## Data shown:
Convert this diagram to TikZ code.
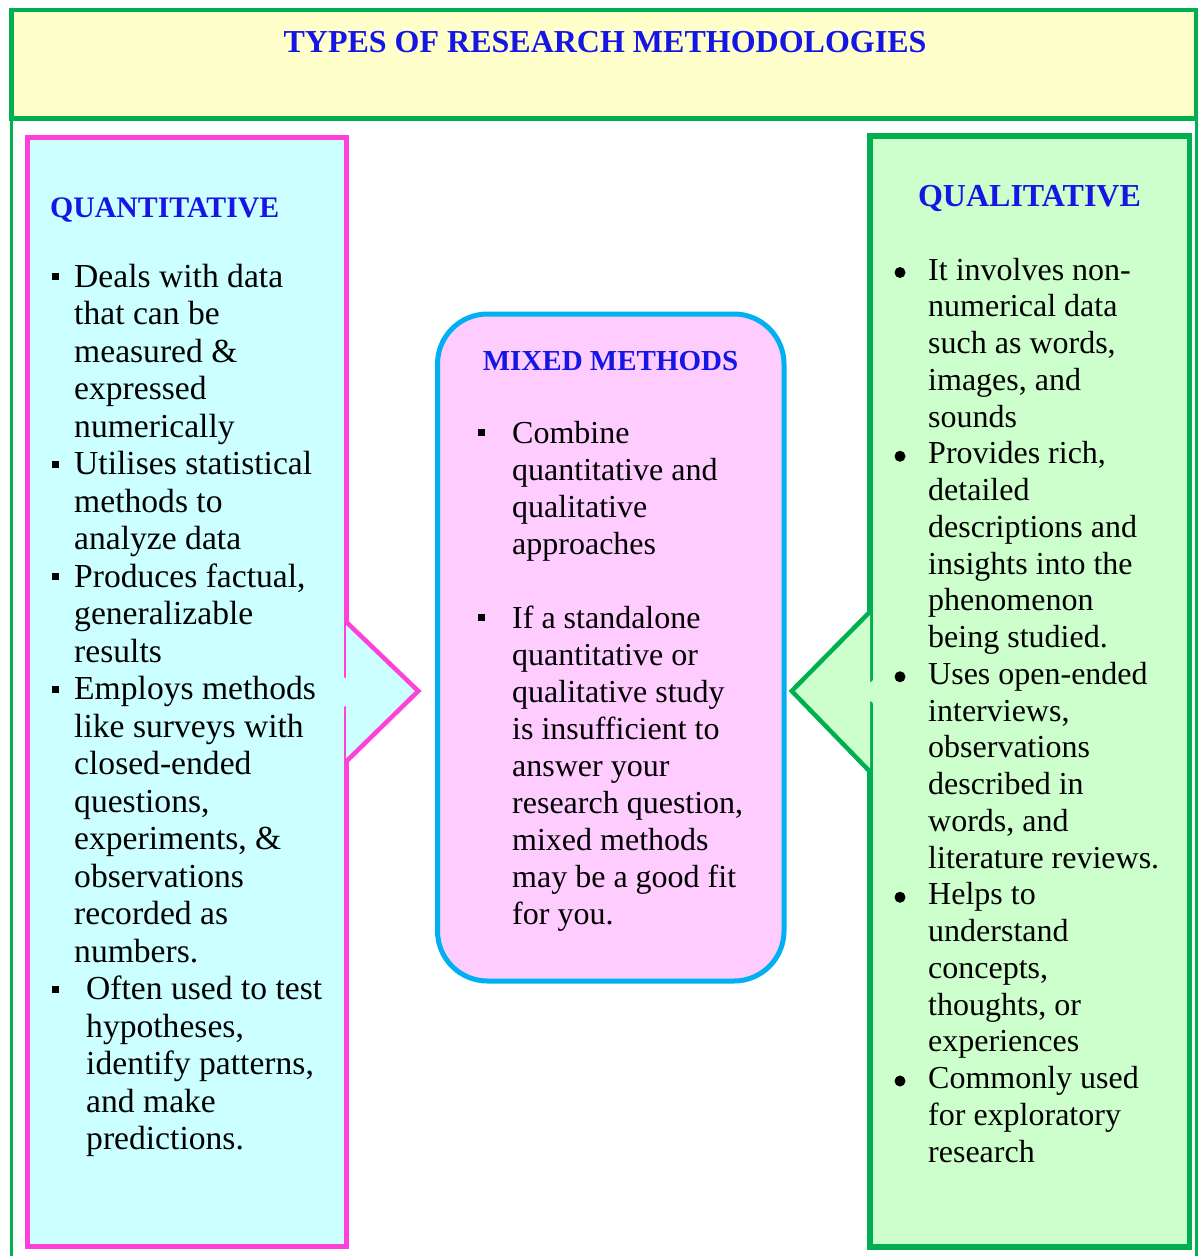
\documentclass[tikz,border=0pt]{standalone}
\usepackage{fontspec}
\setmainfont{Liberation Serif}
\definecolor{ttlblue}{RGB}{22,22,228}
\definecolor{frgreen}{RGB}{0,176,80}
\definecolor{pinkln}{RGB}{255,64,218}
\definecolor{cyanfill}{RGB}{204,255,255}
\definecolor{pinkfill}{RGB}{255,204,255}
\definecolor{greenfill}{RGB}{204,255,204}
\definecolor{yelfill}{RGB}{255,255,204}
\definecolor{midln}{RGB}{0,176,240}
\tikzset{
  head/.style={inner sep=0pt, anchor=base, text=ttlblue, font=\bfseries\fontsize{29}{34}\selectfont},
  lefttxt/.style={inner sep=0pt, anchor=base west, font=\fontsize{33.6}{38}\selectfont},
  bodytxt/.style={inner sep=0pt, anchor=base west, font=\fontsize{32}{37}\selectfont},
}
\begin{document}
\begin{tikzpicture}[x=1pt,y=-1pt]
\useasboundingbox (0,0) rectangle (1200,1256);
% outer frame sides
\draw[frgreen, line width=3pt] (11.5,118) -- (11.5,1256);
\draw[frgreen, line width=2.5pt] (1196.5,118) -- (1196.5,1256);
% title box
\draw[frgreen, fill=yelfill, line width=4.5pt] (11.3,10) rectangle (1196,118.3);
\node[head, font=\bfseries\fontsize{32}{38}\selectfont] (title) at (605,52) {TYPES OF RESEARCH METHODOLOGIES};

% left box
\fill[cyanfill] (27.5,137) rectangle (346,1246.5);
\draw[pinkln, line width=5pt, line cap=round] (346,708.3) -- (346,1246.5) -- (27.5,1246.5) -- (27.5,137) -- (346,137) -- (346,676);
\fill[cyanfill] (346,621.7) -- (418.3,691) -- (346,761.7) -- cycle;
\draw[pinkln, line width=4.5pt, line join=miter] (346,621.7) -- (418.3,691) -- (346,761.7);

% right box
\fill[greenfill] (870,136) rectangle (1189.5,1247);
\draw[frgreen, line width=5.5pt, line cap=round] (870,704) -- (870,1247) -- (1189.5,1247) -- (1189.5,136) -- (870,136) -- (870,679.3);
\fill[greenfill] (870,611.7) -- (791.7,691) -- (870,771.7) -- cycle;
\draw[frgreen, line width=4.5pt, line join=miter] (870,611.7) -- (791.7,691) -- (870,771.7);

% middle box
\draw[midln, fill=pinkfill, line width=5pt, rounded corners=50pt] (437.5,314) rectangle (784,981);

% headings
\node[head, anchor=base west, font=\bfseries\fontsize{29.8}{34}\selectfont] (quanth) at (50,217) {QUANTITATIVE};
\node[head, font=\bfseries\fontsize{32}{36}\selectfont] (qualh) at (1029.5,206) {QUALITATIVE};
\node[head] (mixh) at (610.5,370) {MIXED METHODS};

% left text
\foreach \t [count=\i from 0] in {Deals with data, that can be, measured \&, expressed, numerically,
  Utilises statistical, methods to, analyze data, {Produces factual,}, generalizable, results,
  Employs methods, like surveys with, closed-ended, {questions,}, {experiments, \&}, observations,
  recorded as, numbers.}
  \node[lefttxt] (L\i) at (74,287+37.5*\i) {\t};
\foreach \t [count=\i from 19] in {Often used to test, {hypotheses,}, {identify patterns,}, and make, predictions.}
  \node[lefttxt] (L\i) at (86,287+37.5*\i) {\t};
\foreach \i in {0,5,8,11,19}
  \fill (51.5,287+37.5*\i-14) rectangle +(7,7);

% middle text
\foreach \t [count=\i from 0] in {Combine, quantitative and, qualitative, approaches}
  \node[bodytxt] (M\i) at (512,443+37*\i) {\t};
\foreach \t [count=\i from 5] in {If a standalone, quantitative or, qualitative study, is insufficient to,
  answer your, {research question,}, mixed methods, may be a good fit, for you.}
  \node[bodytxt] (M\i) at (512,443+37*\i) {\t};
\foreach \i in {0,5}
  \fill (477.5,443+37*\i-14) rectangle +(7,7);

% right text
\foreach \t [count=\i from 0] in {It involves non-, numerical data, {such as words,}, {images, and}, sounds,
  {Provides rich,}, detailed, descriptions and, insights into the, phenomenon, being studied.,
  Uses open-ended, {interviews,}, observations, described in, {words, and}, literature reviews.,
  Helps to, understand, {concepts,}, {thoughts, or}, experiences,
  Commonly used, for exploratory, research}
  \node[bodytxt] (R\i) at (928,280+36.75*\i) {\t};
\foreach \i in {0,5,11,17,22}
  \fill (900,280+36.75*\i-7.5) circle (5.5);
\end{tikzpicture}
\end{document}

## Exercise prompt:
Go from the first line of the listing to the line holding "(418.3,691) -- (346,761.7);" and, please, transcribe those lines exactly, both included, with no pictures.

## The solution:
Convert this diagram to TikZ code.
\documentclass[tikz,border=0pt]{standalone}
\usepackage{fontspec}
\setmainfont{Liberation Serif}
\definecolor{ttlblue}{RGB}{22,22,228}
\definecolor{frgreen}{RGB}{0,176,80}
\definecolor{pinkln}{RGB}{255,64,218}
\definecolor{cyanfill}{RGB}{204,255,255}
\definecolor{pinkfill}{RGB}{255,204,255}
\definecolor{greenfill}{RGB}{204,255,204}
\definecolor{yelfill}{RGB}{255,255,204}
\definecolor{midln}{RGB}{0,176,240}
\tikzset{
  head/.style={inner sep=0pt, anchor=base, text=ttlblue, font=\bfseries\fontsize{29}{34}\selectfont},
  lefttxt/.style={inner sep=0pt, anchor=base west, font=\fontsize{33.6}{38}\selectfont},
  bodytxt/.style={inner sep=0pt, anchor=base west, font=\fontsize{32}{37}\selectfont},
}
\begin{document}
\begin{tikzpicture}[x=1pt,y=-1pt]
\useasboundingbox (0,0) rectangle (1200,1256);
% outer frame sides
\draw[frgreen, line width=3pt] (11.5,118) -- (11.5,1256);
\draw[frgreen, line width=2.5pt] (1196.5,118) -- (1196.5,1256);
% title box
\draw[frgreen, fill=yelfill, line width=4.5pt] (11.3,10) rectangle (1196,118.3);
\node[head, font=\bfseries\fontsize{32}{38}\selectfont] (title) at (605,52) {TYPES OF RESEARCH METHODOLOGIES};

% left box
\fill[cyanfill] (27.5,137) rectangle (346,1246.5);
\draw[pinkln, line width=5pt, line cap=round] (346,708.3) -- (346,1246.5) -- (27.5,1246.5) -- (27.5,137) -- (346,137) -- (346,676);
\fill[cyanfill] (346,621.7) -- (418.3,691) -- (346,761.7) -- cycle;
\draw[pinkln, line width=4.5pt, line join=miter] (346,621.7) -- (418.3,691) -- (346,761.7);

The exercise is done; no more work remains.